Exercise goal
Below is a listing; restate from it, character for character, the lines beginning at the line holding "Convert this chart to Apache ECharts code." and ending at the line holding "const leakFitValue = [250, 71.5];", both included.

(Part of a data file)
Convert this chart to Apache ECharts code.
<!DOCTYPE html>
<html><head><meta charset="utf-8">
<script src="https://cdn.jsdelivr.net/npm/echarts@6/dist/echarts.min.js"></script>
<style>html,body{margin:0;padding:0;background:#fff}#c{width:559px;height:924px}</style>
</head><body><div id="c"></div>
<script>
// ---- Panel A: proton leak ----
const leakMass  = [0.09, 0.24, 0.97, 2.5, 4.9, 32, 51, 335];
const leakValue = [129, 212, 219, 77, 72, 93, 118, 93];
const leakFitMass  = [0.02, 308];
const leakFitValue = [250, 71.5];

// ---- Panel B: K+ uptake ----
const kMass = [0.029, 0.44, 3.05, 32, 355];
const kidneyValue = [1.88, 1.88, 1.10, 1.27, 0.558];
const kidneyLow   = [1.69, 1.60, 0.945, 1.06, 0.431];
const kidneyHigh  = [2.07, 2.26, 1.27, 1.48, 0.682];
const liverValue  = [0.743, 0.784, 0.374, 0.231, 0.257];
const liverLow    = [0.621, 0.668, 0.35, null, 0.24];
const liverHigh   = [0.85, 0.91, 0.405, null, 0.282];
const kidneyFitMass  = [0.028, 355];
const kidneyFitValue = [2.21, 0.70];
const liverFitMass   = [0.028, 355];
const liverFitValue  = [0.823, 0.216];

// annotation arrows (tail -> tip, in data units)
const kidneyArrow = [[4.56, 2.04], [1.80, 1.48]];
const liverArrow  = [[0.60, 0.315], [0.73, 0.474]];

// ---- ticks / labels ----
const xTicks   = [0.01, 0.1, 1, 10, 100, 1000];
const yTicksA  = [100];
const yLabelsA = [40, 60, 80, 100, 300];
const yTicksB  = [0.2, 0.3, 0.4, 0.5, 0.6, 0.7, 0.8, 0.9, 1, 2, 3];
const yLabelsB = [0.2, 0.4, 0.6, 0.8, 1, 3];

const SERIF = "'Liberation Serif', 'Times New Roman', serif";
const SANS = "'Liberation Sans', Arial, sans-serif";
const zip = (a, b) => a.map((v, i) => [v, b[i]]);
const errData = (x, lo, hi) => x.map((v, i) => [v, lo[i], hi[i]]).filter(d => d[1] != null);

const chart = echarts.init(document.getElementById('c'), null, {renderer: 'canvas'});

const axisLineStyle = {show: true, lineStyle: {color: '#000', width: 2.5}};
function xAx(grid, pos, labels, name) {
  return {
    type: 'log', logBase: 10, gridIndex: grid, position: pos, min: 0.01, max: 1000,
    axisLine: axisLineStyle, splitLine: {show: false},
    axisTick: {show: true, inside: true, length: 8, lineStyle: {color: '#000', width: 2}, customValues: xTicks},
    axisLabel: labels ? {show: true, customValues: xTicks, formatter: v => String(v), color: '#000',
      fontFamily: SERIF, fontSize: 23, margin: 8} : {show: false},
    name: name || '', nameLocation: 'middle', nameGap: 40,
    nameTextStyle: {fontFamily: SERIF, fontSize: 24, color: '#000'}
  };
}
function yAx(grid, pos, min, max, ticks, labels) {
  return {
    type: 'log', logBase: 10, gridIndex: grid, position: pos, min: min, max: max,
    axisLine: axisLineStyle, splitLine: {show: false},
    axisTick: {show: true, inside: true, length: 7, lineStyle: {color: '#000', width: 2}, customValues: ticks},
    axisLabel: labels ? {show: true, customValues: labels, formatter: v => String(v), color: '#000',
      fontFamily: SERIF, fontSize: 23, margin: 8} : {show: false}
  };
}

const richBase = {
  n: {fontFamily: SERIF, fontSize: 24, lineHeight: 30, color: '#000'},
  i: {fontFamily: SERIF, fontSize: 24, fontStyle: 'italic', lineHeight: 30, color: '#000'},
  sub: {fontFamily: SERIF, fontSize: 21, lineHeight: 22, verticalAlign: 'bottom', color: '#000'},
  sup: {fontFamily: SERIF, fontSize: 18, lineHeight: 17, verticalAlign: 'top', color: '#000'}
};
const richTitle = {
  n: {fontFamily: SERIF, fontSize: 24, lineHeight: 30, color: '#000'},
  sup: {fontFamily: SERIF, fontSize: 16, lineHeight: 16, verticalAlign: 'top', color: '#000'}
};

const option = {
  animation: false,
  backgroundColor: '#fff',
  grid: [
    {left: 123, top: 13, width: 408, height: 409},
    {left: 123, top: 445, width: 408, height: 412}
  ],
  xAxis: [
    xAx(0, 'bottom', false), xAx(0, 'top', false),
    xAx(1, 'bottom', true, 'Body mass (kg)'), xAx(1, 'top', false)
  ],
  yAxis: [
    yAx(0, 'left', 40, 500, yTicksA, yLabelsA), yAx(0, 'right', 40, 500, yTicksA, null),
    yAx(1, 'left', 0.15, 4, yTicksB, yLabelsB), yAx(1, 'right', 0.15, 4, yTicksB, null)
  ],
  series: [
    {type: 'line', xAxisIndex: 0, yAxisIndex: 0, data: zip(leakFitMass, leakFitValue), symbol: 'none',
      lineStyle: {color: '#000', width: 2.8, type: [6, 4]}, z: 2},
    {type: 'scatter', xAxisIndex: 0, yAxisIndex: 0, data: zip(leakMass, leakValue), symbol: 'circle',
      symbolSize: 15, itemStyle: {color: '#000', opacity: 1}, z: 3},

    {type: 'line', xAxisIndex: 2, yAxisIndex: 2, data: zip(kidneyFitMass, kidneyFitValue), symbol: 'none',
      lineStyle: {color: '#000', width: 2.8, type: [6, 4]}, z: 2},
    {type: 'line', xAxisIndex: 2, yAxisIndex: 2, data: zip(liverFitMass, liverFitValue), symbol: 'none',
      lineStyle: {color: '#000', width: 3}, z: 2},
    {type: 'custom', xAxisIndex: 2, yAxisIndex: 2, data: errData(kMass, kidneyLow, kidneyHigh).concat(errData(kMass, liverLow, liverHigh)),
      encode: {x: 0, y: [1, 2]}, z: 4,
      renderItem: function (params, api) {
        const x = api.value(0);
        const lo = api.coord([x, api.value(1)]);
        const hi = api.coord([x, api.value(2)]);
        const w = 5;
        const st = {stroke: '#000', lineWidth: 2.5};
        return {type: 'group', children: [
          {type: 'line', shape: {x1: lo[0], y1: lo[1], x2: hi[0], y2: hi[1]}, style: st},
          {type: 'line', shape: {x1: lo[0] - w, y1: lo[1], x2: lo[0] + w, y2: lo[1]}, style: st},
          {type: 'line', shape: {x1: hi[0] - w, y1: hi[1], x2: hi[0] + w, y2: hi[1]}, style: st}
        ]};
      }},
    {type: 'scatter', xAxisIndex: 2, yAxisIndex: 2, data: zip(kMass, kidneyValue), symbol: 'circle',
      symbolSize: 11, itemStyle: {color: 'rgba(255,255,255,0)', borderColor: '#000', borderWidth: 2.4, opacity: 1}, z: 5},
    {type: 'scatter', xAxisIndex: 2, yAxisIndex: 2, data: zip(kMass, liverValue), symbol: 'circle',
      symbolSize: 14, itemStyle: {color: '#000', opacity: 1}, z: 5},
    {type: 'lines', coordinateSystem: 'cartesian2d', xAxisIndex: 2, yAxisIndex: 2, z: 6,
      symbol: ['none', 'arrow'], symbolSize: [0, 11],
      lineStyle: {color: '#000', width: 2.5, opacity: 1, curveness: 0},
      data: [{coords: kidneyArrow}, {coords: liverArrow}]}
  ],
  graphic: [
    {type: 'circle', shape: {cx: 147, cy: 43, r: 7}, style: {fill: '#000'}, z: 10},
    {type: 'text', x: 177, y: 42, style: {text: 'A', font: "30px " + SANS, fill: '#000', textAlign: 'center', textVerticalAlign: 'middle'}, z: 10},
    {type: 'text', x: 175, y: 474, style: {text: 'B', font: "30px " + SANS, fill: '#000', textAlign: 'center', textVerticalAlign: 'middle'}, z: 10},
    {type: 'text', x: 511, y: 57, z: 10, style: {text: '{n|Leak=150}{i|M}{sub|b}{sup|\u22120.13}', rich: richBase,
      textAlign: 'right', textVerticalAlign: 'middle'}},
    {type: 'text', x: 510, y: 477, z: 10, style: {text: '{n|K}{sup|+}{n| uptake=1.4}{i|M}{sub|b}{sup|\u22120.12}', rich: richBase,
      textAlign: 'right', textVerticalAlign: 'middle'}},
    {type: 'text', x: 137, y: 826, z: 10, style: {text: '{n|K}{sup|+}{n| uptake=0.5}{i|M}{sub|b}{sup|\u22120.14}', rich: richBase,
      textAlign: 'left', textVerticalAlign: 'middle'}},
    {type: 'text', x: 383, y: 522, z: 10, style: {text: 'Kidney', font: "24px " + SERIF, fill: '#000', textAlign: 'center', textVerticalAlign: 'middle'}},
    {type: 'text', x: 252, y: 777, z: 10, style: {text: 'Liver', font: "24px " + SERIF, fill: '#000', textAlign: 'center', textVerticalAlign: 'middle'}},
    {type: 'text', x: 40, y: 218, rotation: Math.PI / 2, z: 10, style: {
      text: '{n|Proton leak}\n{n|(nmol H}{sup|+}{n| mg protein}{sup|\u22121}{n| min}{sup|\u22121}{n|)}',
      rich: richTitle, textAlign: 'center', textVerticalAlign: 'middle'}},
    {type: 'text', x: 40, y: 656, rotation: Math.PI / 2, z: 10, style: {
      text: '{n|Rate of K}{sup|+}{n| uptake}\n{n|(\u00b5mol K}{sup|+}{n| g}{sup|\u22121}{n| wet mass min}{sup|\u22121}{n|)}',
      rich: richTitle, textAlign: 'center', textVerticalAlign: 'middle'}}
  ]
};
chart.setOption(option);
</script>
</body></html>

---

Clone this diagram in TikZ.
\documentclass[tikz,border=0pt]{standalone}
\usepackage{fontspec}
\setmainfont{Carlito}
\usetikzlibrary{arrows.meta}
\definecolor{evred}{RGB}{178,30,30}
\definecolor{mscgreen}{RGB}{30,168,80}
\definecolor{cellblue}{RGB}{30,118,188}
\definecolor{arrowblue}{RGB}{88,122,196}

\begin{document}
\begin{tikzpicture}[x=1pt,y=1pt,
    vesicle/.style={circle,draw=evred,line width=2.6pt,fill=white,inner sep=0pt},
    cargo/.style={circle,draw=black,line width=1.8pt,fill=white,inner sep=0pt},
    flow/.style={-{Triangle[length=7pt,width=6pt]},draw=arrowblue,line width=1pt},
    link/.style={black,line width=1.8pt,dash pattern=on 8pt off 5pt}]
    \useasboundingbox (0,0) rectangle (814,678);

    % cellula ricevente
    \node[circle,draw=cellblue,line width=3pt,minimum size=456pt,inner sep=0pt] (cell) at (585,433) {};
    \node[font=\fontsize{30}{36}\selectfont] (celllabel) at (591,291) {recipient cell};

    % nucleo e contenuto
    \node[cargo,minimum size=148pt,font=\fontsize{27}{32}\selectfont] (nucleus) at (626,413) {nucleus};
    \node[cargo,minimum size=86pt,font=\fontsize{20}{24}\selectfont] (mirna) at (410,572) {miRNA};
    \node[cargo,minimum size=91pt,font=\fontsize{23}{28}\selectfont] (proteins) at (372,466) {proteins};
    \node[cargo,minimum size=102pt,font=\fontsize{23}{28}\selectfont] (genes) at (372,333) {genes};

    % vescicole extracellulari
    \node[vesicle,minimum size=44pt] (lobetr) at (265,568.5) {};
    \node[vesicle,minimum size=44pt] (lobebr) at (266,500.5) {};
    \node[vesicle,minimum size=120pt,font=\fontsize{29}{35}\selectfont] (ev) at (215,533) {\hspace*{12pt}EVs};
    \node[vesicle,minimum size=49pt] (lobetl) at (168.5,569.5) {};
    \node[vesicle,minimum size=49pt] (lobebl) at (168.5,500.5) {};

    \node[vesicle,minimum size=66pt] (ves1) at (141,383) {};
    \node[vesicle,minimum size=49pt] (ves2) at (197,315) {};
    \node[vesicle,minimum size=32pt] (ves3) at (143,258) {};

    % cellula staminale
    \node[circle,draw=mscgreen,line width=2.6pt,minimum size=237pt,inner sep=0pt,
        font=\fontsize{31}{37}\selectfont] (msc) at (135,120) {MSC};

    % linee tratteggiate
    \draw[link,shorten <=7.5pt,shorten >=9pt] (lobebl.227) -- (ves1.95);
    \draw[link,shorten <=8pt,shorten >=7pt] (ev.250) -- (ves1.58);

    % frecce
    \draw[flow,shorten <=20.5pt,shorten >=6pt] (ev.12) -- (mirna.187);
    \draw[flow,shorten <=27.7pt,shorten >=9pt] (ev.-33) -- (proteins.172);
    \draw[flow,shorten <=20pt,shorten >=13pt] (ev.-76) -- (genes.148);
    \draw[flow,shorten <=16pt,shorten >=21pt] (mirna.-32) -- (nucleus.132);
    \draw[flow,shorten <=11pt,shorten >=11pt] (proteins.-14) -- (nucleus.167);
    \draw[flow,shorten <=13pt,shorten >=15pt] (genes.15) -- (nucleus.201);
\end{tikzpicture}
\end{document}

In response
Convert this chart to Apache ECharts code.
<!DOCTYPE html>
<html><head><meta charset="utf-8">
<script src="https://cdn.jsdelivr.net/npm/echarts@6/dist/echarts.min.js"></script>
<style>html,body{margin:0;padding:0;background:#fff}#c{width:559px;height:924px}</style>
</head><body><div id="c"></div>
<script>
// ---- Panel A: proton leak ----
const leakMass  = [0.09, 0.24, 0.97, 2.5, 4.9, 32, 51, 335];
const leakValue = [129, 212, 219, 77, 72, 93, 118, 93];
const leakFitMass  = [0.02, 308];
const leakFitValue = [250, 71.5];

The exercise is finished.